**Task goal**
Say how many lines of the listing below contain "matplotlib", giving the number and nothing else.

**Dataset excerpt**
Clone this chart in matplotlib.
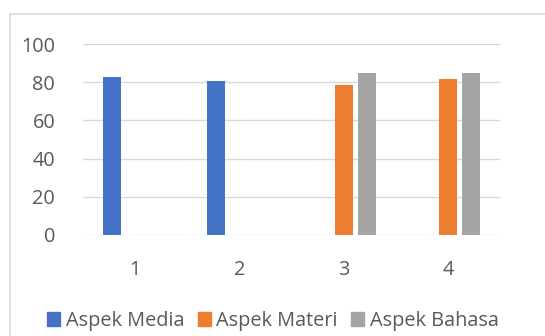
import numpy as np
import matplotlib.pyplot as plt
from matplotlib.patches import Rectangle

# --- data ---
categories = ['1', '2', '3', '4']
aspek_media = [82.7, 80.8, 0, 0]
aspek_materi = [0, 0, 78.4, 81.7]
aspek_bahasa = [0, 0, 85, 85]
series_names = ['Aspek Media', 'Aspek Materi', 'Aspek Bahasa']
colors = ['#4472C4', '#ED7D31', '#A5A5A5']
y_ticks = [0, 20, 40, 60, 80, 100]

plt.rcParams['font.family'] = ['Open Sans', 'DejaVu Sans']
text_color = '#595959'
grid_color = '#D9D9D9'

W, H = 545, 336
fig = plt.figure(figsize=(W / 100, H / 100), dpi=100)

# chart area border (Excel-style), runs off the right/bottom edge
fig.patches.append(Rectangle((10 / W, -0.05), 1.0, 1 - 14 / H + 0.05,
                             transform=fig.transFigure, fill=False,
                             edgecolor=grid_color, linewidth=1.2))

ax = fig.add_axes([83 / W, 1 - 235 / H, (500 - 83) / W, (235 - 44) / H])

x = np.arange(len(categories))
width = 0.173
step = 0.22
for i, (vals, name, c) in enumerate(zip([aspek_media, aspek_materi, aspek_bahasa],
                                        series_names, colors)):
    ax.bar(x + (i - 1) * step, vals, width, color=c, label=name, zorder=3)

ax.set_xlim(-0.5, len(categories) - 0.5)
ax.set_ylim(0, 100)
ax.set_yticks(y_ticks)
ax.set_xticks(x)
ax.set_xticklabels(categories)
ax.yaxis.grid(True, color=grid_color, linewidth=1.0, zorder=0)
ax.set_axisbelow(True)
for s in ax.spines.values():
    s.set_visible(False)
ax.tick_params(length=0, labelsize=14.3, labelcolor=text_color)
ax.tick_params(axis='y', pad=20)
ax.tick_params(axis='x', pad=18)

handles = [Rectangle((0, 0), 1, 1, color=c) for c in colors]
leg = fig.legend(handles, series_names, loc='center', ncol=3,
                 bbox_to_anchor=(273 / W, 1 - 321 / H), frameon=False,
                 fontsize=14.3, handlelength=0.65, handleheight=0.65,
                 handletextpad=0.3, columnspacing=0.65, borderpad=0)
for t in leg.get_texts():
    t.set_color(text_color)

fig.savefig('out.png', dpi=100)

**Response to this task**
3